__Source material__.
········

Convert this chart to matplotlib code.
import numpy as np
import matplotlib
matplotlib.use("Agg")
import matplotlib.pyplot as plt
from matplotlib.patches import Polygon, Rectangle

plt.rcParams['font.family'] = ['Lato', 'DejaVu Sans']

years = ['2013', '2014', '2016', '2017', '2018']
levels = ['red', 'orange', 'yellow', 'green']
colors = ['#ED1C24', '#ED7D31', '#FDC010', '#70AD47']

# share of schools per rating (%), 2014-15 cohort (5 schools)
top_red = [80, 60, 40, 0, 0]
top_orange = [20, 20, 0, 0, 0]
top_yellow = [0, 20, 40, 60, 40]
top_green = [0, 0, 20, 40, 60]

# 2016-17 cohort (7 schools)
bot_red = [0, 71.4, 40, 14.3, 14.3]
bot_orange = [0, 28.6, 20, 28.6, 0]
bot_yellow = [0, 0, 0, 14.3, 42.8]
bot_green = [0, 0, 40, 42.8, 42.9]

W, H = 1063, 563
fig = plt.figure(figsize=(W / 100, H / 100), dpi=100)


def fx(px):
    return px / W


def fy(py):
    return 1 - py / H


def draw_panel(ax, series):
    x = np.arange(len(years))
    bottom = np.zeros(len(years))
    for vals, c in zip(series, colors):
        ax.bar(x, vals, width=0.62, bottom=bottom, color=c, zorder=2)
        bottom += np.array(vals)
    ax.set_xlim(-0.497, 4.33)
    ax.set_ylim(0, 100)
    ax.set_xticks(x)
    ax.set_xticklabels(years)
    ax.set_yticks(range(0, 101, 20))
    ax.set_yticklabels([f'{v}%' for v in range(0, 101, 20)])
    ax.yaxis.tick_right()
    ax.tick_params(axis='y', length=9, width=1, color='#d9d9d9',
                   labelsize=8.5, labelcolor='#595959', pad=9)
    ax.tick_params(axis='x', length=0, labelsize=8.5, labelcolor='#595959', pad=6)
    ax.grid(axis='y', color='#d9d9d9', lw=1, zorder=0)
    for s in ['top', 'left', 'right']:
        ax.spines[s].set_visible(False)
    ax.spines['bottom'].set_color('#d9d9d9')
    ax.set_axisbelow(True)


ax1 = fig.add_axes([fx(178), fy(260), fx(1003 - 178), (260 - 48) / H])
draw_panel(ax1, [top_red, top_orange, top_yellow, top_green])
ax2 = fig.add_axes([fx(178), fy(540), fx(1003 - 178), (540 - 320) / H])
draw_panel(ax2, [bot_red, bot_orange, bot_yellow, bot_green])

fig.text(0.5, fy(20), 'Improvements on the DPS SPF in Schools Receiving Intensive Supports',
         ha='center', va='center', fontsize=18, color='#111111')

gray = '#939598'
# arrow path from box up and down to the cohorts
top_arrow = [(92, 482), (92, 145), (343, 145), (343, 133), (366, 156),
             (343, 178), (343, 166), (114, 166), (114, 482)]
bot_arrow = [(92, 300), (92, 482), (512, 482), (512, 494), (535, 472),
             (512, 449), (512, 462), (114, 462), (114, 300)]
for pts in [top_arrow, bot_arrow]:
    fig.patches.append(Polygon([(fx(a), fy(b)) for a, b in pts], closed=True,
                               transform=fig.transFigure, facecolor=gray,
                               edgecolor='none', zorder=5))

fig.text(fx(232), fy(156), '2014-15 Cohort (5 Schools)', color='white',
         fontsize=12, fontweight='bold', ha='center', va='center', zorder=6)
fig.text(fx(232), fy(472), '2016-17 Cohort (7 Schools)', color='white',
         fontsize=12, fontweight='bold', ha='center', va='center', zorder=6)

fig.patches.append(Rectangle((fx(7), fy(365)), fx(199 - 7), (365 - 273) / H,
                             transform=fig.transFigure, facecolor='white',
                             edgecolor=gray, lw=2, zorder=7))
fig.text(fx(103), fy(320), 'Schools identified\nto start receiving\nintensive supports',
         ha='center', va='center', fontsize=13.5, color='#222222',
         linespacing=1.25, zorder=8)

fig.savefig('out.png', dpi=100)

········

__Required task__. All of the material above needs to be retyped word for word.

__Task response__.
Convert this chart to matplotlib code.
import numpy as np
import matplotlib
matplotlib.use("Agg")
import matplotlib.pyplot as plt
from matplotlib.patches import Polygon, Rectangle

plt.rcParams['font.family'] = ['Lato', 'DejaVu Sans']

years = ['2013', '2014', '2016', '2017', '2018']
levels = ['red', 'orange', 'yellow', 'green']
colors = ['#ED1C24', '#ED7D31', '#FDC010', '#70AD47']

# share of schools per rating (%), 2014-15 cohort (5 schools)
top_red = [80, 60, 40, 0, 0]
top_orange = [20, 20, 0, 0, 0]
top_yellow = [0, 20, 40, 60, 40]
top_green = [0, 0, 20, 40, 60]

# 2016-17 cohort (7 schools)
bot_red = [0, 71.4, 40, 14.3, 14.3]
bot_orange = [0, 28.6, 20, 28.6, 0]
bot_yellow = [0, 0, 0, 14.3, 42.8]
bot_green = [0, 0, 40, 42.8, 42.9]

W, H = 1063, 563
fig = plt.figure(figsize=(W / 100, H / 100), dpi=100)


def fx(px):
    return px / W


def fy(py):
    return 1 - py / H


def draw_panel(ax, series):
    x = np.arange(len(years))
    bottom = np.zeros(len(years))
    for vals, c in zip(series, colors):
        ax.bar(x, vals, width=0.62, bottom=bottom, color=c, zorder=2)
        bottom += np.array(vals)
    ax.set_xlim(-0.497, 4.33)
    ax.set_ylim(0, 100)
    ax.set_xticks(x)
    ax.set_xticklabels(years)
    ax.set_yticks(range(0, 101, 20))
    ax.set_yticklabels([f'{v}%' for v in range(0, 101, 20)])
    ax.yaxis.tick_right()
    ax.tick_params(axis='y', length=9, width=1, color='#d9d9d9',
                   labelsize=8.5, labelcolor='#595959', pad=9)
    ax.tick_params(axis='x', length=0, labelsize=8.5, labelcolor='#595959', pad=6)
    ax.grid(axis='y', color='#d9d9d9', lw=1, zorder=0)
    for s in ['top', 'left', 'right']:
        ax.spines[s].set_visible(False)
    ax.spines['bottom'].set_color('#d9d9d9')
    ax.set_axisbelow(True)


ax1 = fig.add_axes([fx(178), fy(260), fx(1003 - 178), (260 - 48) / H])
draw_panel(ax1, [top_red, top_orange, top_yellow, top_green])
ax2 = fig.add_axes([fx(178), fy(540), fx(1003 - 178), (540 - 320) / H])
draw_panel(ax2, [bot_red, bot_orange, bot_yellow, bot_green])

fig.text(0.5, fy(20), 'Improvements on the DPS SPF in Schools Receiving Intensive Supports',
         ha='center', va='center', fontsize=18, color='#111111')

gray = '#939598'
# arrow path from box up and down to the cohorts
top_arrow = [(92, 482), (92, 145), (343, 145), (343, 133), (366, 156),
             (343, 178), (343, 166), (114, 166), (114, 482)]
bot_arrow = [(92, 300), (92, 482), (512, 482), (512, 494), (535, 472),
             (512, 449), (512, 462), (114, 462), (114, 300)]
for pts in [top_arrow, bot_arrow]:
    fig.patches.append(Polygon([(fx(a), fy(b)) for a, b in pts], closed=True,
                               transform=fig.transFigure, facecolor=gray,
                               edgecolor='none', zorder=5))

fig.text(fx(232), fy(156), '2014-15 Cohort (5 Schools)', color='white',
         fontsize=12, fontweight='bold', ha='center', va='center', zorder=6)
fig.text(fx(232), fy(472), '2016-17 Cohort (7 Schools)', color='white',
         fontsize=12, fontweight='bold', ha='center', va='center', zorder=6)

fig.patches.append(Rectangle((fx(7), fy(365)), fx(199 - 7), (365 - 273) / H,
                             transform=fig.transFigure, facecolor='white',
                             edgecolor=gray, lw=2, zorder=7))
fig.text(fx(103), fy(320), 'Schools identified\nto start receiving\nintensive supports',
         ha='center', va='center', fontsize=13.5, color='#222222',
         linespacing=1.25, zorder=8)

fig.savefig('out.png', dpi=100)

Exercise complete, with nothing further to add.